The exercise:
Copy each line below exactly and leave the pictures out.

Data extract:
START

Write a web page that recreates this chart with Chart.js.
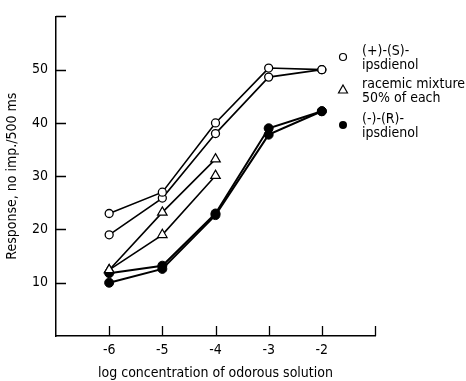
<!DOCTYPE html>
<html>
<head>
<meta charset="utf-8">
<script src="https://cdn.jsdelivr.net/npm/chart.js@4"></script>
<style>
  html, body { margin: 0; padding: 0; background: #fff; }
  #wrap { width: 466px; height: 381px; }
</style>
</head>
<body>
<div id="wrap"><canvas id="chart" width="466" height="381"></canvas></div>
<script>
// data
const logConc = [-6, -5, -4, -3, -2];
const plusS_a = [23, 27, 40, 50.3, 50];
const plusS_b = [19, 25.9, 38, 48.6, 50];
const racemic_a = [12.4, 23.2, 33.2];
const racemic_b = [12.4, 19, 30.1];
const minusR_a = [11.8, 13.2, 23, 39, 42.2];
const minusR_b = [10, 12.6, 22.7, 37.8, 42.2];
const xTicks = [-6, -5, -4, -3, -2, -1];
const yTicks = [10, 20, 30, 40, 50, 60];
const legendLines = [
    ['(+)-(S)-', 'ipsdienol'],
    ['racemic mixture', '50% of each'],
    ['(-)-(R)-', 'ipsdienol']
];

const FONT = '"DejaVu Sans Condensed", "DejaVu Sans", sans-serif';

const toPts = (ys) => ys.map((y, i) => ({ x: logConc[i], y: y }));

const openCircle = { pointStyle: 'circle', pointRadius: 4, pointBackgroundColor: '#fff', pointBorderColor: '#000', pointBorderWidth: 1.3, borderColor: '#000', borderWidth: 1.6 };
const openTri = { pointStyle: 'triangle', pointRadius: 5.5, pointBackgroundColor: '#fff', pointBorderColor: '#000', pointBorderWidth: 1.2, borderColor: '#000', borderWidth: 1.6 };
const filled = { pointStyle: 'circle', pointRadius: 4.5, pointBackgroundColor: '#000', pointBorderColor: '#000', pointBorderWidth: 1, borderColor: '#000', borderWidth: 2 };

// inward tick marks like the original plot
const innerTicks = {
    id: 'innerTicks',
    afterDraw(chart) {
        const { ctx, chartArea, scales } = chart;
        ctx.save();
        ctx.strokeStyle = '#000';
        ctx.lineWidth = 1.3;
        ctx.beginPath();
        xTicks.forEach(v => {
            const px = Math.round(scales.x.getPixelForValue(v)) + 0.5;
            ctx.moveTo(px, chartArea.bottom);
            ctx.lineTo(px, chartArea.bottom - 10);
        });
        yTicks.forEach(v => {
            const py = Math.round(scales.y.getPixelForValue(v)) + 0.5;
            ctx.moveTo(chartArea.left, py);
            ctx.lineTo(chartArea.left + 10, py);
        });
        ctx.stroke();
        ctx.restore();
    }
};

// legend with symbol on the left and two text lines per entry
const sideLegend = {
    id: 'sideLegend',
    afterDraw(chart) {
        const { ctx } = chart;
        const symX = 343, textX = 362;
        const tops = [51, 84, 119];
        ctx.save();
        ctx.font = '14px ' + FONT;
        ctx.fillStyle = '#000';
        ctx.textBaseline = 'middle';
        legendLines.forEach((lines, i) => {
            ctx.fillText(lines[0], textX, tops[i]);
            ctx.fillText(lines[1], textX, tops[i] + 14);
        });
        ctx.strokeStyle = '#000';
        ctx.lineWidth = 1.2;
        // open circle
        ctx.beginPath();
        ctx.fillStyle = '#fff';
        ctx.arc(symX, 57, 3.5, 0, Math.PI * 2);
        ctx.fill(); ctx.stroke();
        // triangle
        ctx.beginPath();
        ctx.moveTo(symX, 85);
        ctx.lineTo(symX + 4.5, 93);
        ctx.lineTo(symX - 4.5, 93);
        ctx.closePath();
        ctx.stroke();
        // filled circle
        ctx.beginPath();
        ctx.fillStyle = '#000';
        ctx.arc(symX, 125, 4, 0, Math.PI * 2);
        ctx.fill();
        ctx.restore();
    }
};

new Chart(document.getElementById('chart').getContext('2d'), {
    type: 'line',
    data: {
        // first dataset is drawn on top
        datasets: [
            Object.assign({ data: toPts(plusS_a) }, openCircle),
            Object.assign({ data: toPts(plusS_b) }, openCircle),
            Object.assign({ data: toPts(racemic_a) }, openTri),
            Object.assign({ data: toPts(racemic_b) }, openTri),
            Object.assign({ data: toPts(minusR_a) }, filled),
            Object.assign({ data: toPts(minusR_b) }, filled)
        ]
    },
    options: {
        responsive: false,
        animation: false,
        layout: { padding: { left: 0, top: 13, right: 91, bottom: 0 } },
        plugins: { legend: { display: false }, tooltip: { enabled: false } },
        elements: { line: { tension: 0 } },
        scales: {
            x: {
                type: 'linear', min: -7, max: -1,
                afterFit: (s) => { s.height = 45; },
                afterBuildTicks: (s) => { s.ticks = [-7, -6, -5, -4, -3, -2, -1].map(v => ({ value: v })); },
                ticks: {
                    color: '#000', padding: 6, maxRotation: 0,
                    font: { family: FONT, size: 14 },
                    callback: (v) => (v <= -7 || v >= -1) ? '' : String(v)
                },
                grid: { display: false, drawTicks: false },
                border: { color: '#000', width: 1.5 },
                title: { display: true, text: 'log concentration of odorous solution', color: '#000', font: { family: FONT, size: 14 }, padding: { top: 4, bottom: -1 } }
            },
            y: {
                min: 0, max: 60,
                afterFit: (s) => { s.width = 56; },
                ticks: {
                    stepSize: 10, color: '#000', padding: 8,
                    font: { family: FONT, size: 14 },
                    callback: (v) => (v === 0 || v === 60) ? '' : String(v)
                },
                grid: { display: false, drawTicks: false },
                border: { color: '#000', width: 1.5 },
                title: { display: true, text: 'Response, no imp./500 ms', color: '#000', font: { family: FONT, size: 14 }, padding: { bottom: 4 } }
            }
        }
    },
    plugins: [innerTicks, sideLegend]
});
</script>
</body>
</html>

END

Worked answer:
Write a web page that recreates this chart with Chart.js.
<!DOCTYPE html>
<html>
<head>
<meta charset="utf-8">
<script src="https://cdn.jsdelivr.net/npm/chart.js@4"></script>
<style>
  html, body { margin: 0; padding: 0; background: #fff; }
  #wrap { width: 466px; height: 381px; }
</style>
</head>
<body>
<div id="wrap"><canvas id="chart" width="466" height="381"></canvas></div>
<script>
// data
const logConc = [-6, -5, -4, -3, -2];
const plusS_a = [23, 27, 40, 50.3, 50];
const plusS_b = [19, 25.9, 38, 48.6, 50];
const racemic_a = [12.4, 23.2, 33.2];
const racemic_b = [12.4, 19, 30.1];
const minusR_a = [11.8, 13.2, 23, 39, 42.2];
const minusR_b = [10, 12.6, 22.7, 37.8, 42.2];
const xTicks = [-6, -5, -4, -3, -2, -1];
const yTicks = [10, 20, 30, 40, 50, 60];
const legendLines = [
    ['(+)-(S)-', 'ipsdienol'],
    ['racemic mixture', '50% of each'],
    ['(-)-(R)-', 'ipsdienol']
];

const FONT = '"DejaVu Sans Condensed", "DejaVu Sans", sans-serif';

const toPts = (ys) => ys.map((y, i) => ({ x: logConc[i], y: y }));

const openCircle = { pointStyle: 'circle', pointRadius: 4, pointBackgroundColor: '#fff', pointBorderColor: '#000', pointBorderWidth: 1.3, borderColor: '#000', borderWidth: 1.6 };
const openTri = { pointStyle: 'triangle', pointRadius: 5.5, pointBackgroundColor: '#fff', pointBorderColor: '#000', pointBorderWidth: 1.2, borderColor: '#000', borderWidth: 1.6 };
const filled = { pointStyle: 'circle', pointRadius: 4.5, pointBackgroundColor: '#000', pointBorderColor: '#000', pointBorderWidth: 1, borderColor: '#000', borderWidth: 2 };

// inward tick marks like the original plot
const innerTicks = {
    id: 'innerTicks',
    afterDraw(chart) {
        const { ctx, chartArea, scales } = chart;
        ctx.save();
        ctx.strokeStyle = '#000';
        ctx.lineWidth = 1.3;
        ctx.beginPath();
        xTicks.forEach(v => {
            const px = Math.round(scales.x.getPixelForValue(v)) + 0.5;
            ctx.moveTo(px, chartArea.bottom);
            ctx.lineTo(px, chartArea.bottom - 10);
        });
        yTicks.forEach(v => {
            const py = Math.round(scales.y.getPixelForValue(v)) + 0.5;
            ctx.moveTo(chartArea.left, py);
            ctx.lineTo(chartArea.left + 10, py);
        });
        ctx.stroke();
        ctx.restore();
    }
};

// legend with symbol on the left and two text lines per entry
const sideLegend = {
    id: 'sideLegend',
    afterDraw(chart) {
        const { ctx } = chart;
        const symX = 343, textX = 362;
        const tops = [51, 84, 119];
        ctx.save();
        ctx.font = '14px ' + FONT;
        ctx.fillStyle = '#000';
        ctx.textBaseline = 'middle';
        legendLines.forEach((lines, i) => {
            ctx.fillText(lines[0], textX, tops[i]);
            ctx.fillText(lines[1], textX, tops[i] + 14);
        });
        ctx.strokeStyle = '#000';
        ctx.lineWidth = 1.2;
        // open circle
        ctx.beginPath();
        ctx.fillStyle = '#fff';
        ctx.arc(symX, 57, 3.5, 0, Math.PI * 2);
        ctx.fill(); ctx.stroke();
        // triangle
        ctx.beginPath();
        ctx.moveTo(symX, 85);
        ctx.lineTo(symX + 4.5, 93);
        ctx.lineTo(symX - 4.5, 93);
        ctx.closePath();
        ctx.stroke();
        // filled circle
        ctx.beginPath();
        ctx.fillStyle = '#000';
        ctx.arc(symX, 125, 4, 0, Math.PI * 2);
        ctx.fill();
        ctx.restore();
    }
};

new Chart(document.getElementById('chart').getContext('2d'), {
    type: 'line',
    data: {
        // first dataset is drawn on top
        datasets: [
            Object.assign({ data: toPts(plusS_a) }, openCircle),
            Object.assign({ data: toPts(plusS_b) }, openCircle),
            Object.assign({ data: toPts(racemic_a) }, openTri),
            Object.assign({ data: toPts(racemic_b) }, openTri),
            Object.assign({ data: toPts(minusR_a) }, filled),
            Object.assign({ data: toPts(minusR_b) }, filled)
        ]
    },
    options: {
        responsive: false,
        animation: false,
        layout: { padding: { left: 0, top: 13, right: 91, bottom: 0 } },
        plugins: { legend: { display: false }, tooltip: { enabled: false } },
        elements: { line: { tension: 0 } },
        scales: {
            x: {
                type: 'linear', min: -7, max: -1,
                afterFit: (s) => { s.height = 45; },
                afterBuildTicks: (s) => { s.ticks = [-7, -6, -5, -4, -3, -2, -1].map(v => ({ value: v })); },
                ticks: {
                    color: '#000', padding: 6, maxRotation: 0,
                    font: { family: FONT, size: 14 },
                    callback: (v) => (v <= -7 || v >= -1) ? '' : String(v)
                },
                grid: { display: false, drawTicks: false },
                border: { color: '#000', width: 1.5 },
                title: { display: true, text: 'log concentration of odorous solution', color: '#000', font: { family: FONT, size: 14 }, padding: { top: 4, bottom: -1 } }
            },
            y: {
                min: 0, max: 60,
                afterFit: (s) => { s.width = 56; },
                ticks: {
                    stepSize: 10, color: '#000', padding: 8,
                    font: { family: FONT, size: 14 },
                    callback: (v) => (v === 0 || v === 60) ? '' : String(v)
                },
                grid: { display: false, drawTicks: false },
                border: { color: '#000', width: 1.5 },
                title: { display: true, text: 'Response, no imp./500 ms', color: '#000', font: { family: FONT, size: 14 }, padding: { bottom: 4 } }
            }
        }
    },
    plugins: [innerTicks, sideLegend]
});
</script>
</body>
</html>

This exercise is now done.